[Stored data entries]
===
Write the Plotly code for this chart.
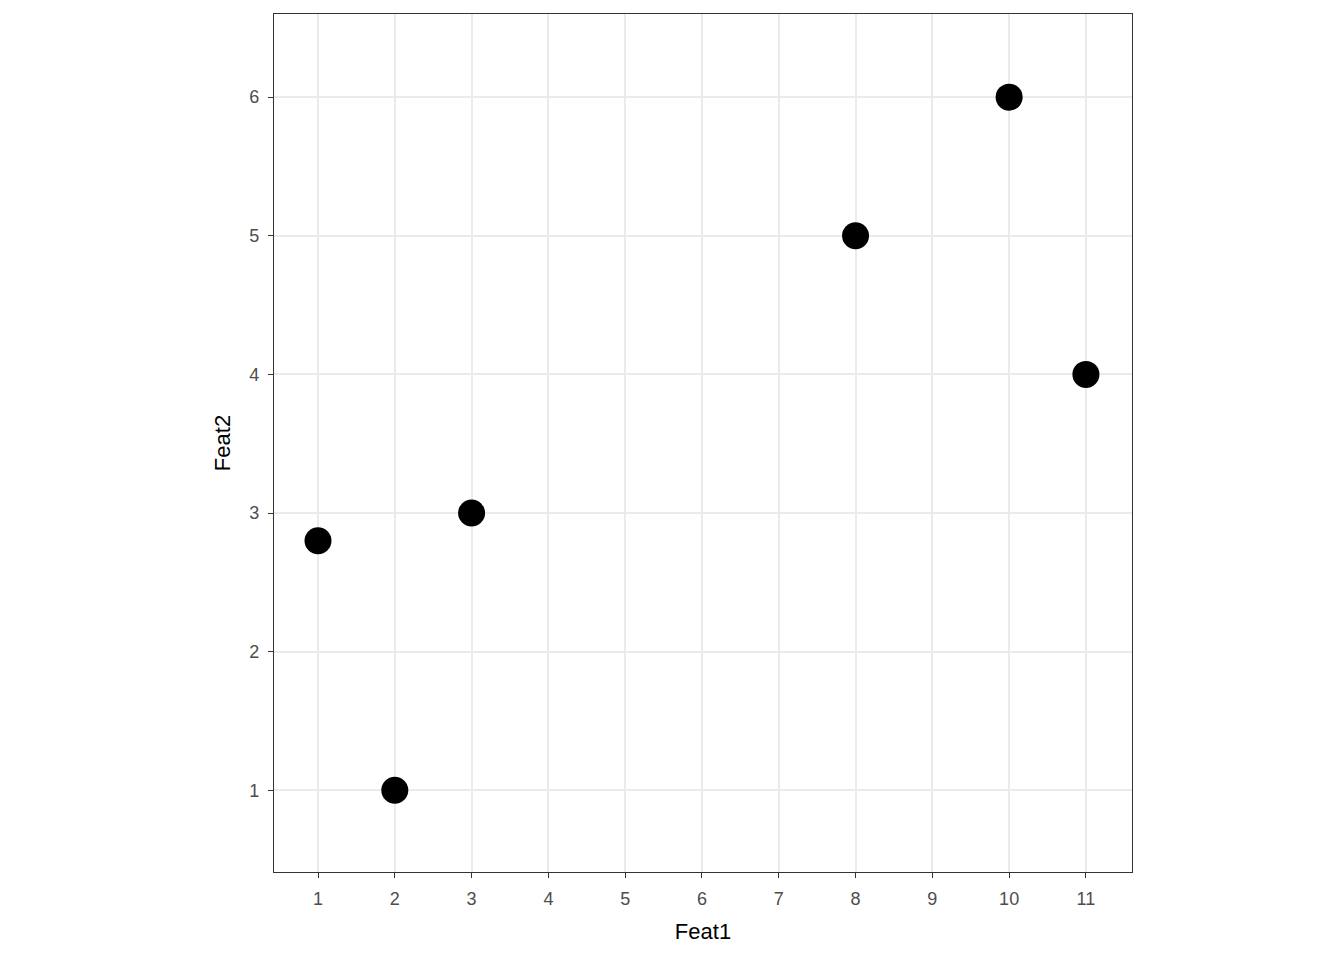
import plotly.graph_objects as go

feat1 = [1, 2, 3, 8, 10, 11]
feat2 = [2.8, 1, 3, 5, 6, 4]
x_ticks = list(range(1, 12))
y_ticks = list(range(1, 7))

fig = go.Figure(go.Scatter(
    x=feat1, y=feat2, mode="markers",
    marker=dict(color="black", size=27, line=dict(width=0)),
    showlegend=False,
))

axis_common = dict(
    showgrid=True, gridcolor="#EBEBEB", gridwidth=1.5,
    zeroline=False,
    showline=True, linecolor="#333333", linewidth=1.3, mirror=True,
    ticks="outside", ticklen=5, tickwidth=1.4, tickcolor="#333333",
    ticklabelstandoff=5,
    tickfont=dict(family="Liberation Sans, Arial, sans-serif", size=18, color="#4D4D4D"),
    title_font=dict(family="Liberation Sans, Arial, sans-serif", size=22, color="black"),
)

fig.update_layout(
    width=1344, height=960,
    margin=dict(l=266, r=220, t=6, b=96),
    plot_bgcolor="white", paper_bgcolor="white",
    xaxis=dict(range=[0.427, 11.6], tickvals=x_ticks, title=dict(text="Feat1", standoff=15), **axis_common),
    yaxis=dict(range=[0.41, 6.6], tickvals=y_ticks, title=dict(text="Feat2", standoff=12), **axis_common),
)

fig.write_html("out.html")
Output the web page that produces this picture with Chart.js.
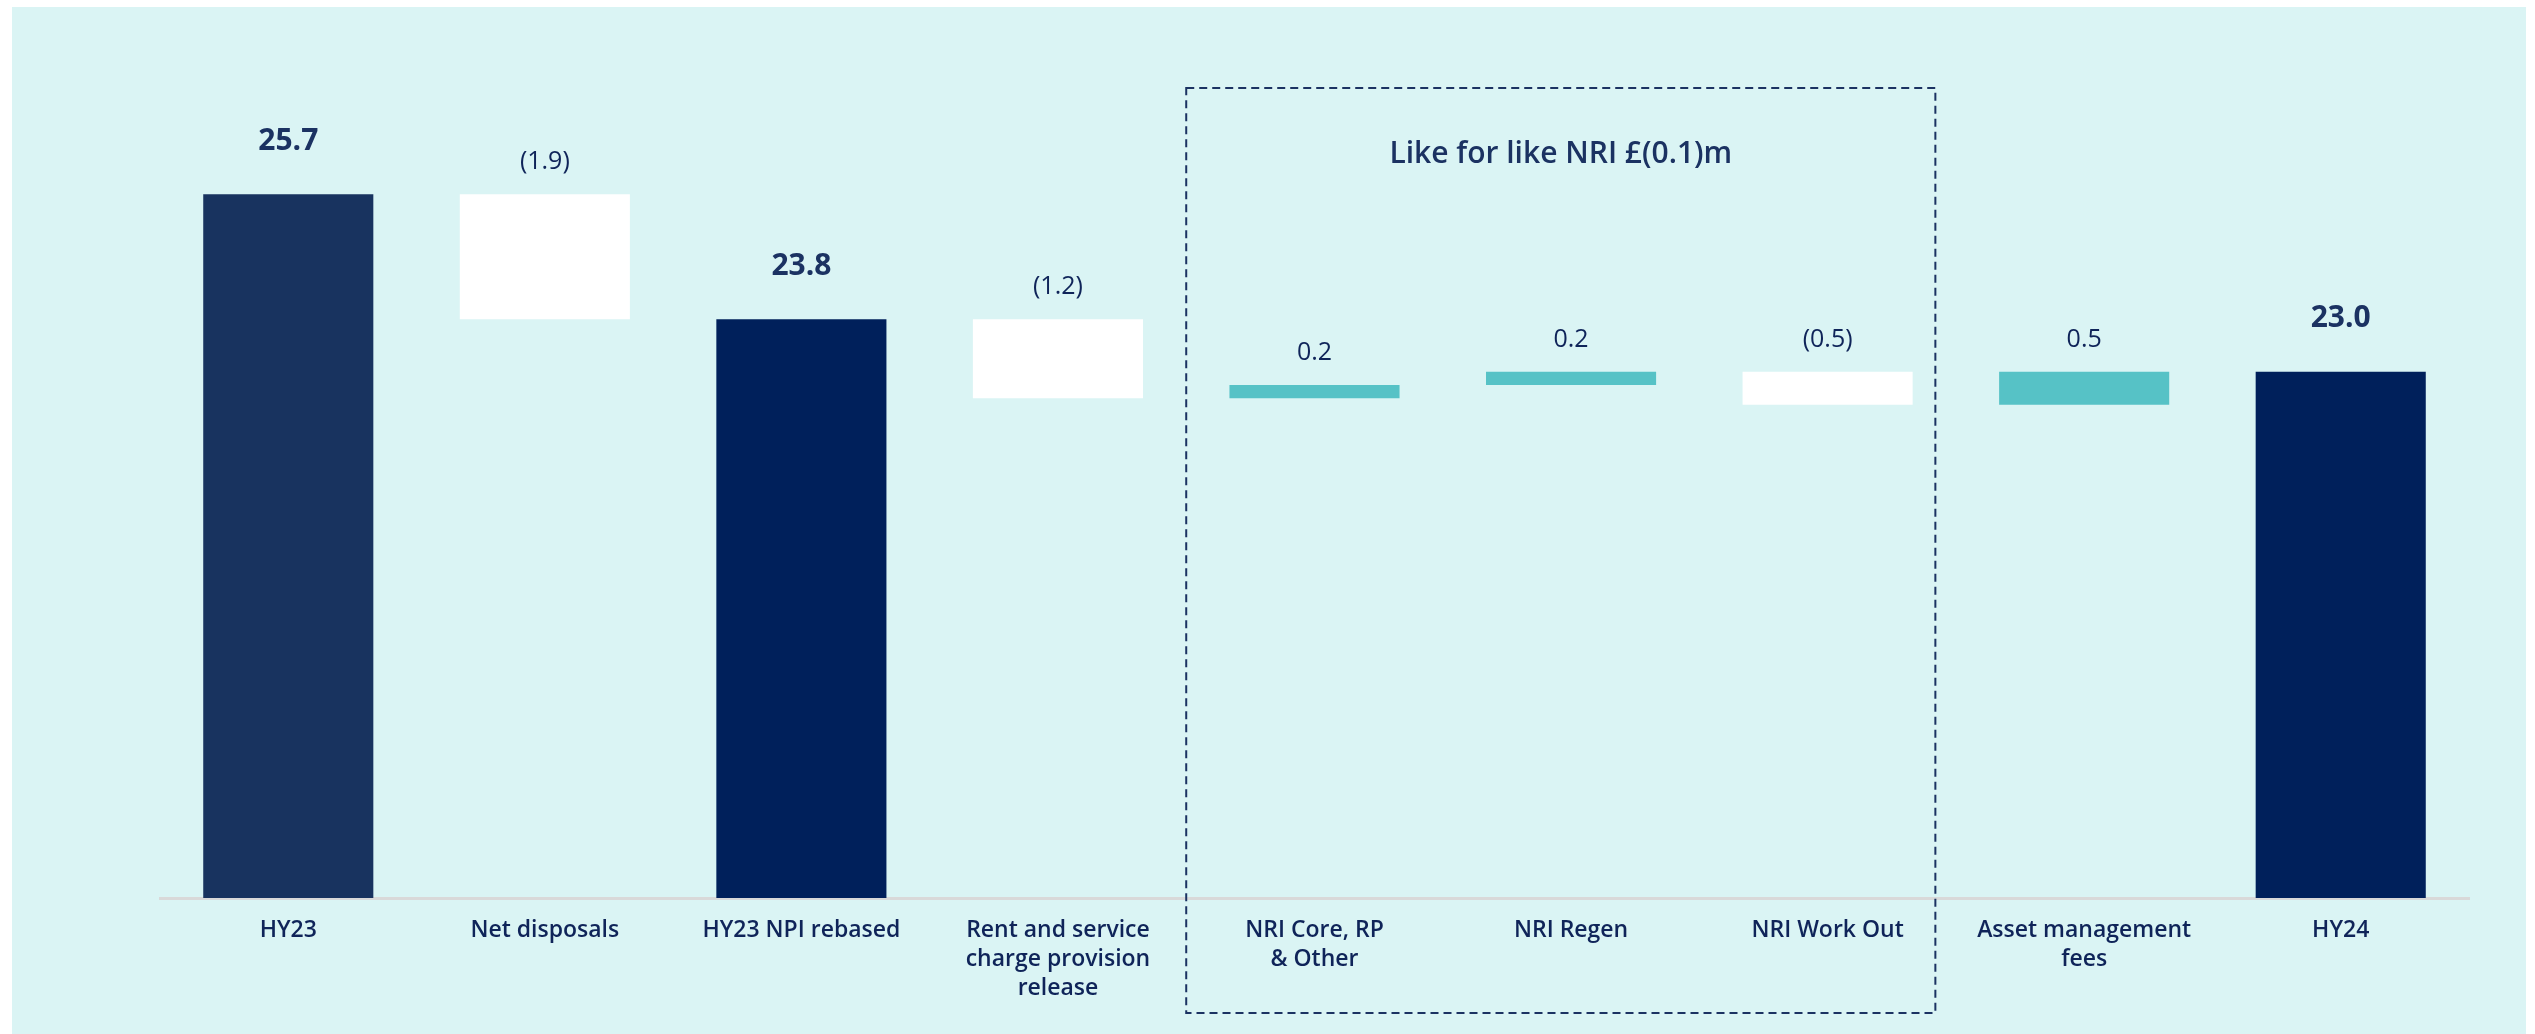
<!DOCTYPE html>
<html lang="en">
<head>
    <meta charset="UTF-8">
    <title>NRI bridge HY23 - HY24</title>
    <script src="https://cdn.jsdelivr.net/npm/chart.js@4.4.1/dist/chart.umd.min.js"></script>
    <style>
        html, body { margin: 0; padding: 0; background: #ffffff; overflow: hidden; }
        .panel { position: absolute; left: 12px; top: 7px; width: 2514px; height: 1027px; background: #daf4f4; }
        #bridge { position: absolute; left: 0; top: 0; }
    </style>
</head>
<body>
<div class="panel"></div>
<canvas id="bridge" width="2535" height="1034"></canvas>

<script>
    // categories and movements (£m)
    const categories = [
        'HY23', 'Net disposals', 'HY23 NPI rebased',
        ['Rent and service', 'charge provision', 'release'],
        ['NRI Core, RP', '& Other'], 'NRI Regen', 'NRI Work Out',
        ['Asset management', 'fees'], 'HY24'
    ];
    const movements = [25.7, -1.9, 23.8, -1.2, 0.2, 0.2, -0.5, 0.5, 23.0];
    const isTotal = [true, false, true, false, false, false, false, false, true];
    const boxTitle = 'Like for like NRI £(0.1)m';

    const barColours = ['#18335f', '#ffffff', '#00205b', '#ffffff', '#56c2c6', '#56c2c6', '#ffffff', '#56c2c6', '#00205b'];
    const textNavy = '#0f2459';
    const font = '"Open Sans"';

    // build floating bars from running total
    let running = 0;
    const ranges = movements.map((v, i) => {
        if (isTotal[i]) {
            running = v;
            return [15, v];
        }
        const start = running;
        running = +(running + v).toFixed(1);
        return [Math.min(start, running), Math.max(start, running)];
    });

    function fmt(v, i) {
        if (isTotal[i]) return v.toFixed(1);
        return v < 0 ? '(' + Math.abs(v).toFixed(1) + ')' : v.toFixed(1);
    }

    const labelsPlugin = {
        id: 'bridgeLabels',
        afterDatasetsDraw(chart) {
            const ctx = chart.ctx;
            const meta = chart.getDatasetMeta(0);
            ctx.save();
            ctx.textAlign = 'center';
            ctx.textBaseline = 'middle';
            meta.data.forEach((bar, i) => {
                const top = Math.min(bar.y, bar.base);
                if (isTotal[i]) {
                    ctx.font = 'bold 30px ' + font;
                    ctx.fillStyle = '#1b3262';
                    ctx.fillText(fmt(movements[i], i), bar.x, top - 53);
                } else {
                    ctx.font = '25px ' + font;
                    ctx.fillStyle = textNavy;
                    ctx.fillText(fmt(movements[i], i), bar.x, top - 32);
                }
            });

            // like for like dashed box round the three NRI bars
            const x = chart.scales.x;
            const left = x.getPixelForValue(3.5);
            const right = x.getPixelForValue(6.42);
            const top = 88;
            const bottom = 1013;
            ctx.setLineDash([8, 5]);
            ctx.lineWidth = 2;
            ctx.strokeStyle = '#1b3262';
            ctx.strokeRect(left, top, right - left, bottom - top);
            ctx.setLineDash([]);
            ctx.font = '600 30px ' + font;
            ctx.fillStyle = '#1b3262';
            ctx.fillText(boxTitle, (left + right) / 2, 154);
            ctx.restore();
        }
    };

    new Chart(document.getElementById('bridge'), {
        type: 'bar',
        data: {
            labels: categories,
            datasets: [{
                data: ranges,
                backgroundColor: barColours,
                borderWidth: 0,
                barPercentage: 0.663,
                categoryPercentage: 1
            }]
        },
        options: {
            responsive: false,
            animation: false,
            layout: { padding: { left: 160, right: 66, top: 43, bottom: 0 } },
            plugins: { legend: { display: false }, tooltip: { enabled: false } },
            scales: {
                x: {
                    grid: { display: false },
                    border: { display: true, color: '#d9d9d9', width: 3 },
                    ticks: {
                        color: textNavy,
                        padding: 10,
                        maxRotation: 0,
                        autoSkip: false,
                        font: { family: 'Open Sans', size: 23, weight: '600', lineHeight: 1.26 }
                    },
                    afterFit(scale) { scale.height = 136; }
                },
                y: { display: false, min: 15, max: 28 }
            }
        },
        plugins: [labelsPlugin]
    });
</script>
</body>
</html>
===
Extract all the entries word for word; omit any pictures.

**Finished answer:**
Write the Plotly code for this chart.
import plotly.graph_objects as go

feat1 = [1, 2, 3, 8, 10, 11]
feat2 = [2.8, 1, 3, 5, 6, 4]
x_ticks = list(range(1, 12))
y_ticks = list(range(1, 7))

fig = go.Figure(go.Scatter(
    x=feat1, y=feat2, mode="markers",
    marker=dict(color="black", size=27, line=dict(width=0)),
    showlegend=False,
))

axis_common = dict(
    showgrid=True, gridcolor="#EBEBEB", gridwidth=1.5,
    zeroline=False,
    showline=True, linecolor="#333333", linewidth=1.3, mirror=True,
    ticks="outside", ticklen=5, tickwidth=1.4, tickcolor="#333333",
    ticklabelstandoff=5,
    tickfont=dict(family="Liberation Sans, Arial, sans-serif", size=18, color="#4D4D4D"),
    title_font=dict(family="Liberation Sans, Arial, sans-serif", size=22, color="black"),
)

fig.update_layout(
    width=1344, height=960,
    margin=dict(l=266, r=220, t=6, b=96),
    plot_bgcolor="white", paper_bgcolor="white",
    xaxis=dict(range=[0.427, 11.6], tickvals=x_ticks, title=dict(text="Feat1", standoff=15), **axis_common),
    yaxis=dict(range=[0.41, 6.6], tickvals=y_ticks, title=dict(text="Feat2", standoff=12), **axis_common),
)

fig.write_html("out.html")
Output the web page that produces this picture with Chart.js.
<!DOCTYPE html>
<html lang="en">
<head>
    <meta charset="UTF-8">
    <title>NRI bridge HY23 - HY24</title>
    <script src="https://cdn.jsdelivr.net/npm/chart.js@4.4.1/dist/chart.umd.min.js"></script>
    <style>
        html, body { margin: 0; padding: 0; background: #ffffff; overflow: hidden; }
        .panel { position: absolute; left: 12px; top: 7px; width: 2514px; height: 1027px; background: #daf4f4; }
        #bridge { position: absolute; left: 0; top: 0; }
    </style>
</head>
<body>
<div class="panel"></div>
<canvas id="bridge" width="2535" height="1034"></canvas>

<script>
    // categories and movements (£m)
    const categories = [
        'HY23', 'Net disposals', 'HY23 NPI rebased',
        ['Rent and service', 'charge provision', 'release'],
        ['NRI Core, RP', '& Other'], 'NRI Regen', 'NRI Work Out',
        ['Asset management', 'fees'], 'HY24'
    ];
    const movements = [25.7, -1.9, 23.8, -1.2, 0.2, 0.2, -0.5, 0.5, 23.0];
    const isTotal = [true, false, true, false, false, false, false, false, true];
    const boxTitle = 'Like for like NRI £(0.1)m';

    const barColours = ['#18335f', '#ffffff', '#00205b', '#ffffff', '#56c2c6', '#56c2c6', '#ffffff', '#56c2c6', '#00205b'];
    const textNavy = '#0f2459';
    const font = '"Open Sans"';

    // build floating bars from running total
    let running = 0;
    const ranges = movements.map((v, i) => {
        if (isTotal[i]) {
            running = v;
            return [15, v];
        }
        const start = running;
        running = +(running + v).toFixed(1);
        return [Math.min(start, running), Math.max(start, running)];
    });

    function fmt(v, i) {
        if (isTotal[i]) return v.toFixed(1);
        return v < 0 ? '(' + Math.abs(v).toFixed(1) + ')' : v.toFixed(1);
    }

    const labelsPlugin = {
        id: 'bridgeLabels',
        afterDatasetsDraw(chart) {
            const ctx = chart.ctx;
            const meta = chart.getDatasetMeta(0);
            ctx.save();
            ctx.textAlign = 'center';
            ctx.textBaseline = 'middle';
            meta.data.forEach((bar, i) => {
                const top = Math.min(bar.y, bar.base);
                if (isTotal[i]) {
                    ctx.font = 'bold 30px ' + font;
                    ctx.fillStyle = '#1b3262';
                    ctx.fillText(fmt(movements[i], i), bar.x, top - 53);
                } else {
                    ctx.font = '25px ' + font;
                    ctx.fillStyle = textNavy;
                    ctx.fillText(fmt(movements[i], i), bar.x, top - 32);
                }
            });

            // like for like dashed box round the three NRI bars
            const x = chart.scales.x;
            const left = x.getPixelForValue(3.5);
            const right = x.getPixelForValue(6.42);
            const top = 88;
            const bottom = 1013;
            ctx.setLineDash([8, 5]);
            ctx.lineWidth = 2;
            ctx.strokeStyle = '#1b3262';
            ctx.strokeRect(left, top, right - left, bottom - top);
            ctx.setLineDash([]);
            ctx.font = '600 30px ' + font;
            ctx.fillStyle = '#1b3262';
            ctx.fillText(boxTitle, (left + right) / 2, 154);
            ctx.restore();
        }
    };

    new Chart(document.getElementById('bridge'), {
        type: 'bar',
        data: {
            labels: categories,
            datasets: [{
                data: ranges,
                backgroundColor: barColours,
                borderWidth: 0,
                barPercentage: 0.663,
                categoryPercentage: 1
            }]
        },
        options: {
            responsive: false,
            animation: false,
            layout: { padding: { left: 160, right: 66, top: 43, bottom: 0 } },
            plugins: { legend: { display: false }, tooltip: { enabled: false } },
            scales: {
                x: {
                    grid: { display: false },
                    border: { display: true, color: '#d9d9d9', width: 3 },
                    ticks: {
                        color: textNavy,
                        padding: 10,
                        maxRotation: 0,
                        autoSkip: false,
                        font: { family: 'Open Sans', size: 23, weight: '600', lineHeight: 1.26 }
                    },
                    afterFit(scale) { scale.height = 136; }
                },
                y: { display: false, min: 15, max: 28 }
            }
        },
        plugins: [labelsPlugin]
    });
</script>
</body>
</html>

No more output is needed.